The relative positions of media outlets on the Ad Fontes bias/accuracy chart are the center point of a "scattergram" of ratings for a wide sampling of items for each one; if you go to the interactive version and look up the various rated providers, you can see it and find links to the stories themselves.
NPR's will probably take a hit in the next update and it's an instructive incident: Nina Totenberg reported that Supreme Court Justice Sotomayor had begun working remotely -- and that the reason was that Justice Gorsuch's had refused to wear a mask, while all the other Justices were doing so.
This story clicked right into Ms. Totenberg's confirmation bias, and right into her story about tension among the justices. The juicy item of conflict between a supposedly defiantly unmasked Mr. Justice Gorsuch and an aggrieved Ms. Justice Sotomayor was raw meat for a lot of the media and a predictable feeding frenzy ensued and escalated, nicely unpacked here.
The United States Supreme Court was not amused, and issued a joint statement:
"Reporting that Justice Sotomayor asked Justice Gorsuch to wear a mask surprised us. It is false. While we may sometimes disagree about the law, we are warm colleagues and friends."
While there's no requirement that Supreme Court Justices love one one another, agree, or even like their fellow Justices (and historically, there's been a lot of loathing), the present Court appears to value an atmosphere in which they can argue like hell and still get along.
There's a recent drawing by a court artist making the rounds, and it showed up on Twitter in response to the joint statement -- it's the header at SCOTUSblog right now, nine chairs all in a row, six masked Justices, an empty chair, Justice Gorsuch unmasked and one more Justice in a mask. Striking, but it tells us nothing about it got that way.
As a follow-up, Chief Justice Roberts issued a statement of his own, "I did not request Justice Gorsuch or any other Justice to wear a mask on the bench."
I kept checking NPR's website to see what they had to say about the situation. Eventually, yesterday evening, they did a news story about the news story, with rather a lot of of hedging from Ms. Totenberg.
NPR is well aware of how bad a gaffe this is, and has got out the sackcloth and ashes, or at least the Unabridged:
"In the absence of a clarification, NPR risks losing credibility with audience members who see the plainly worded statement from Roberts and are forced to go back to NPR's story and reconcile the nuances of the verb 'asked' when in fact, it's not a nuanced word."
The takeaway?
1. Always suspect a story that fits too well with the reporter or outlet's inclinations (and/or your own). Hey, it could be right, but that stuff is red meat, no matter which direction they're leaning. Look for independent confirmation -- of which this story never had any.
2. Reality is nuanced. Twitter -- where this thing really mushroomed -- and headlines are not. Story ledes and hooks (that part that grabs your attention away from the hockey scores or WW III reports) are not. This can get out of hand rapidly.

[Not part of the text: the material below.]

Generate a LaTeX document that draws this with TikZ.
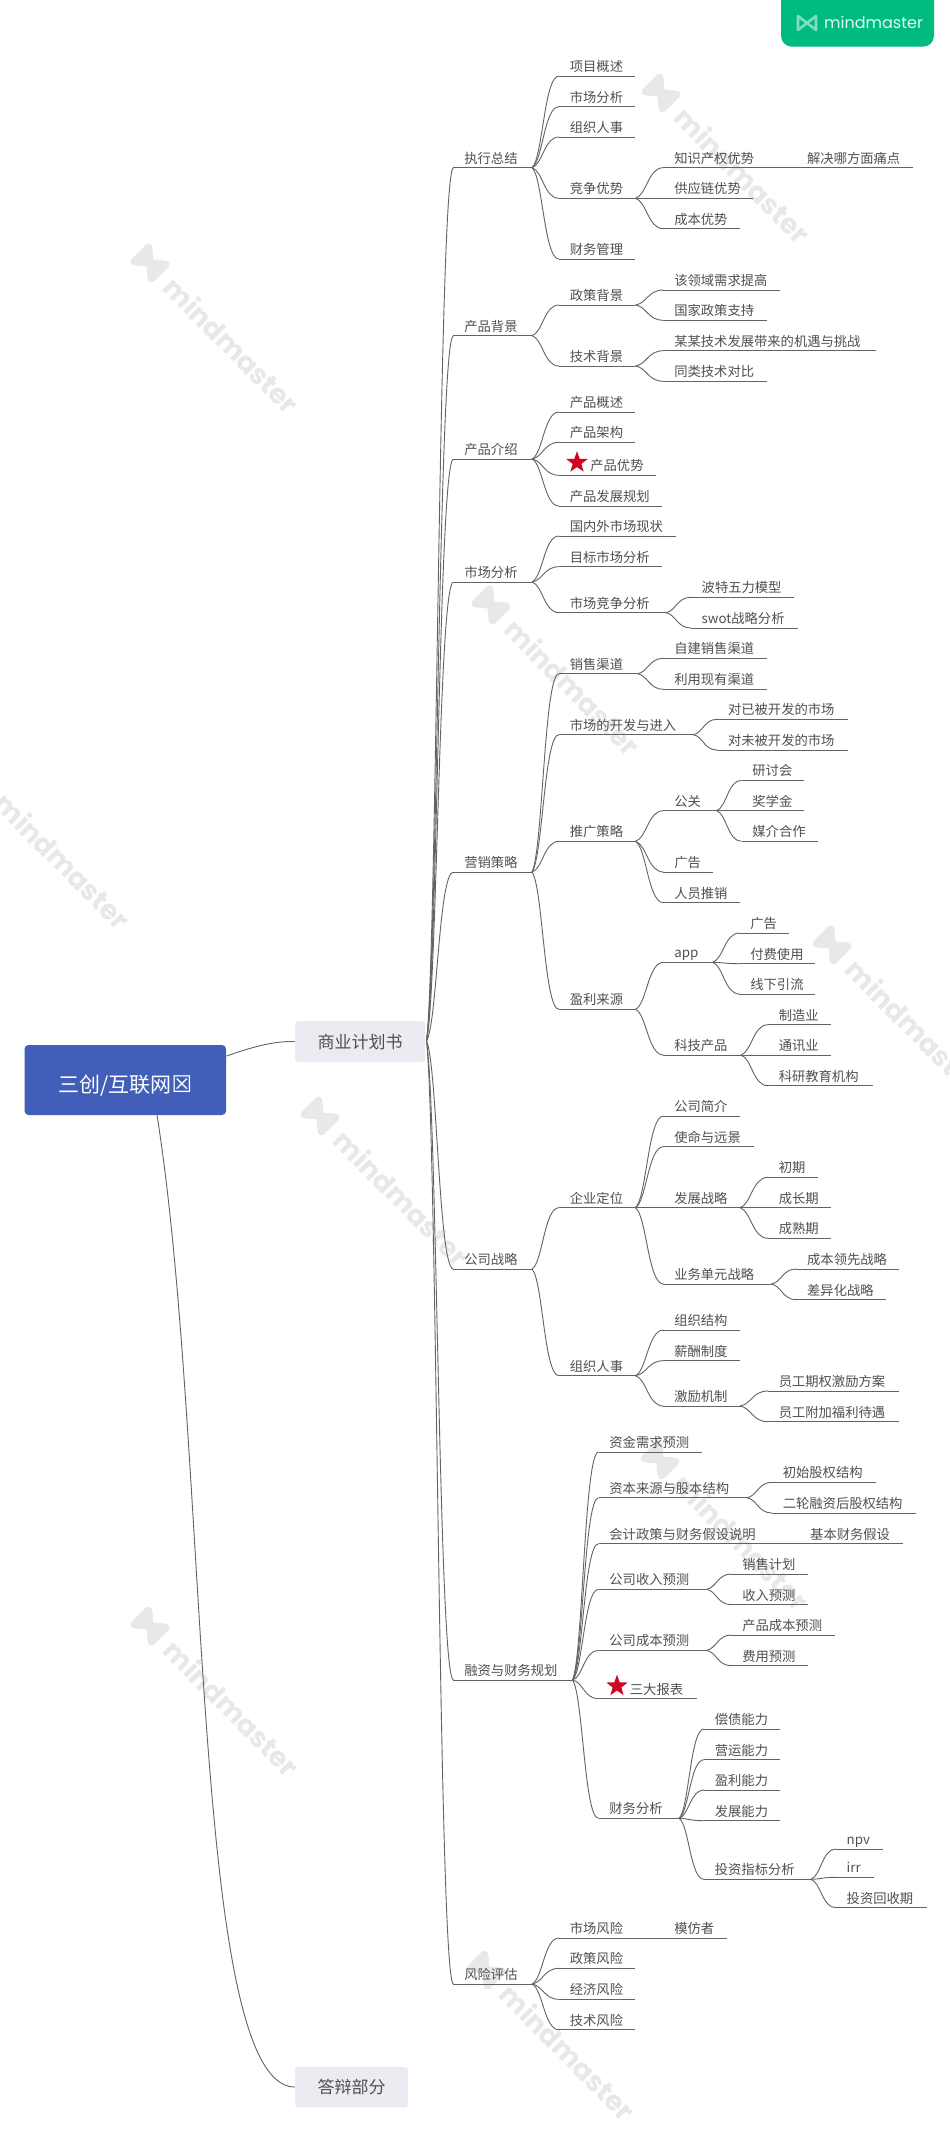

3. Time is your friend. My initial reaction (to Tam) was, "I thought the Justices got along better than that. Didn't Scalia take Sotomayor hunting, way back when?" And later, after learning Sotomayor is diabetic, "It's really going to stink if is Gorsuch is that big a shitheel." Well, he's probably not. And they probably do get along well enough. And while there may have been a minor kerfluffle over masks, the Justices settled it among themselves and presumably nobody's seething, or at least not enough to go gripe about it in the Press. Tempest, meet teapot; teapot, meet Totenberg. Oops.
4. I could not find links to the official Supreme Court statements, not even at SCOTUSblog. Forbes linked to tweets, and that's as close as anyone came. WTH, Press? C'mon, show your work when you can.
Update
23 hours ago
1 comment:
NPR's will probably take a hit in the next update
I'm not so sure.
I see that there's now "suggest an article to rate" button -- which is a little concerning as it biases their sampling of articles -- but perhaps it will draw their attention to this one, and that will move NPR's spot on the chart?
If someone puts in a concerted effort to have friends submit many undisputedly accurate articles from their favorite source, and the most egregious uncorrected errors from their least favored but currently rated as "highly accurate" news orgs, will that skew the ratings?
If they don't use submitted articles in the ratings, or weight them low, it's quite possible a notable 'oops' like this would not make the small selection of articles that they use in making their evaluations.
On another tack, the measure of agreement between articles from different news organizations is part of the evaluation of the accuracy. If Ad Fontes sample from before the statements from the Supreme Court justices were issued, you will find that the high center news sources were *all in agreement* that Gorsuch had been asked to mask but didn't, and only articles from Fox and obscure low right sources suggesting that there was any issue with this reporting.
(In checking that, I see many of the same sources appear to be going by versions of the NPR reporting more recent than the supremes' responses in making new commentary saying that the Sotomeyer-Gorsuch and Roberts statements were "non-responsive" to Nina Totenburg's claims in her reporting. It's too bad that NewsDiffs.org doesn't track NPR, but enough others reported the NPR reporting verbatim that I think I can go back and check if my memory is faulty, or if it is them having a chron problem.